Additionally, the West Seattle and Bellevue stores both feature pieces by local artists aiming to embody the spirit of each neighborhood. In West Seattle, Celeste Cooning’s Cloud Wave installation was assembled from a reclaimed sailcloth to represent the essential life force of water, while Shogo Ota’s Murmuration in Bellevue showcases a flock of birds that while small individually, become mightier when they fly together, taking the form of a Southern Resident Killer Whale.
PCC will seek LBC Petal Certification for its other locations, including the upcoming Kirkland relocation and Downtown Seattle store. To that end, the co-op is taking part in ILFI’s Volume Pilot Program, which boosts efficiency when certifying several projects at one time by evaluating store design and materials at a portfolio scale.
In addition receiving LBC certification for three of its stores so far, PCC ranked 18th on the Environmental Protection Agency’s Green Power Partnership Top 30 Retail list this year and has also been working toward a more sustainable future by discontinuing the sale of plastic bottled water in packaging smaller than 1 gallon, teaming with Ridwell for local cork-recycling efforts, and supporting the Call 4 Climate Now campaign organized by The Climate Collaborative.

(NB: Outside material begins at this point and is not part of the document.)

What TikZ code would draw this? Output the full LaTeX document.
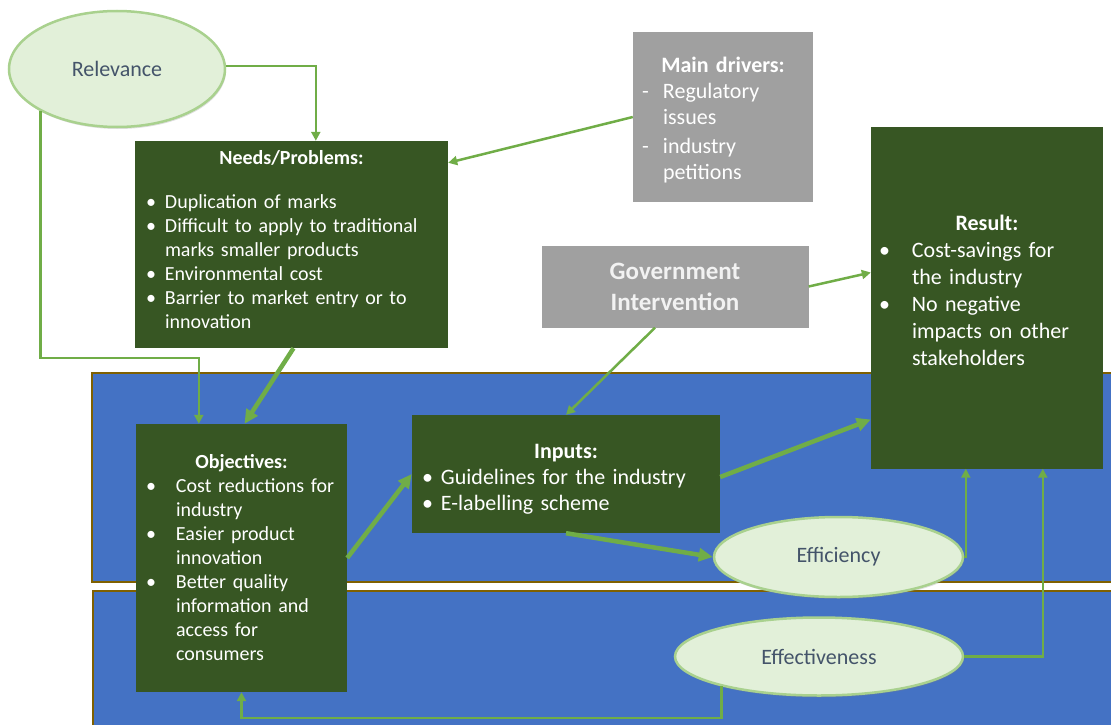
\documentclass[tikz,border=0pt]{standalone}
\usepackage{fontspec}
\setmainfont{Carlito}
\usepackage{xcolor}
\usepackage{tikz}
\usetikzlibrary{positioning, shapes.geometric, arrows.meta, shadows}

\definecolor{bandblue}{HTML}{4472C4}
\definecolor{bandedge}{HTML}{7F6000}
\definecolor{darkgreen}{HTML}{375623}
\definecolor{boxgray}{HTML}{A0A0A0}
\definecolor{linegreen}{HTML}{70AD47}
\definecolor{ovalfill}{HTML}{E2F0D9}
\definecolor{ovaledge}{HTML}{A9D18E}
\definecolor{ovaltext}{HTML}{44546A}

% one list line: symbol, indent, text
\newcommand{\itm}[3]{\par\hangindent=#2\hangafter=1\noindent\makebox[#2][l]{#1}#3}

\tikzset{
  greenbox/.style={fill=darkgreen, text=white, align=left, inner ysep=0pt},
  graybox/.style={fill=boxgray, text=white, inner ysep=0pt},
  oval/.style={ellipse, fill=ovalfill, draw=ovaledge, line width=2.5pt, text=ovaltext, inner sep=0pt,
    font=\fontsize{22}{26}\selectfont, drop shadow={opacity=0.25, shadow xshift=1pt, shadow yshift=-2pt}},
  link/.style={draw=linegreen, line width=2.5pt, -{Triangle[length=9pt,width=9pt]}},
  biglink/.style={draw=linegreen, line width=4.5pt, -{Triangle[length=14pt,width=13pt]}}
}

\begin{document}
\begin{tikzpicture}[x=1pt, y=-1pt]
            \useasboundingbox (0,0) rectangle (1111,725);
            \clip (0,0) rectangle (1111,725);

            % Draw the two blue bands
            \draw[fill=bandblue, draw=bandedge, line width=2.5pt] (92,373) rectangle (1130,582);
            \draw[fill=bandblue, draw=bandedge, line width=2.5pt] (93,591) rectangle (1130,745);

            % Draw the boxes
            \node[greenbox, text width=291pt, inner xsep=11pt, minimum height=207pt,
                  font=\fontsize{20}{24}\selectfont] (needs) at (291.5,244.5)
                {{\centering\bfseries Needs/Problems:\par}\vspace{20pt}
                 \itm{\textbullet}{19pt}{Duplication of marks}
                 \itm{\textbullet}{19pt}{Difficult to apply to traditional\newline marks smaller products}
                 \itm{\textbullet}{19pt}{Environmental cost}
                 \itm{\textbullet}{19pt}{Barrier to market entry or to\newline innovation}\par\vspace{10pt}};
            \node[graybox, align=left, text width=162pt, inner xsep=9pt, minimum height=170pt,
                  font=\fontsize{22}{26}\selectfont] (drivers) at (723,117)
                {{\centering\bfseries Main drivers:\par}
                 \itm{-}{21pt}{Regulatory\newline issues}\par\vspace{3pt}
                 \itm{-}{21pt}{industry\newline petitions}\par\vspace{-6pt}};
            \node[graybox, text=white!95!black, align=center, minimum width=267pt, minimum height=82pt,
                  font=\fontsize{25}{31}\selectfont\bfseries] (gov) at (675,286.5)
                {Government\\Intervention};
            \node[greenbox, text width=216pt, inner xsep=8pt, minimum height=342pt,
                  font=\fontsize{22}{27}\selectfont] (res) at (987,297.5)
                {{\centering\bfseries Result:\par}
                 \itm{\textbullet}{33pt}{Cost-savings for\newline the industry}
                 \itm{\textbullet}{33pt}{No negative\newline impacts on other\newline stakeholders}\par\vspace{14pt}};
            \node[greenbox, text width=191pt, inner xsep=10pt, minimum height=268pt,
                  font=\fontsize{20}{24}\selectfont] (obj) at (241.5,558)
                {{\centering\bfseries Objectives:\par}
                 \itm{\textbullet}{30pt}{Cost reductions for\newline industry}
                 \itm{\textbullet}{30pt}{Easier product\newline innovation}
                 \itm{\textbullet}{30pt}{Better quality\newline information and\newline access for\newline consumers}\par};
            \node[greenbox, text width=288pt, inner xsep=10pt, minimum height=118pt,
                  font=\fontsize{22}{26}\selectfont] (inp) at (566,474)
                {{\centering\bfseries Inputs:\par}
                 \itm{\textbullet}{19pt}{Guidelines for the industry}
                 \itm{\textbullet}{19pt}{E-labelling scheme}\par\vspace{-10pt}};

            % Draw the ovals
            \node[oval, minimum width=216pt, minimum height=116pt] (rel) at (117,69) {Relevance};
            \node[oval, minimum width=249pt, minimum height=80pt] (effi) at (838.5,557) {Efficiency};
            \node[oval, minimum width=288pt, minimum height=78pt] (effe) at (819,656.5) {Effectiveness};

            % Draw the links
            \draw[link] ([yshift=3pt]rel.east) -| ([xshift=181pt]needs.north west);
            \draw[link] (rel.209) -- (rel.209 |- 0,358) -| ([xshift=63pt]obj.north west);
            \draw[link] (drivers.west) -- ([yshift=-22pt]needs.north east);
            \draw[biglink] ([xshift=2pt]needs.south) -- ([xshift=3pt]obj.north);
            \draw[link] ([xshift=-20pt]gov.south) -- (inp.north);
            \draw[link] (gov.east) -- ([yshift=25pt]res.west);
            \draw[biglink] (obj.east) -- (inp.west);
            \draw[biglink] ([yshift=-3pt]inp.east) -- ([yshift=-122pt]res.west);
            \draw[biglink] (inp.south) -- (effi.west);
            \draw[link] (effi.east) -| ([xshift=95pt]res.south west);
            \draw[link] (effe.east) -| ([xshift=172pt]res.south west);
            \draw[link] (effe.197) -- (effe.197 |- 0,718) -| (obj.south);
        \end{tikzpicture}
\end{document}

Seattle-based PCC operates 15 stores in the Puget Sound area, including the cities of Bellevue, Bothell, Burien, Edmonds, Issaquah, Kirkland, Redmond and Seattle. Besides the Kirkland relocation and new store in Downtown Seattle mentioned above, the co-op plans to open a new location in Madison Valley. In 2020, PCC gave more than 60% of pre-tax earnings to members and the communities it serves.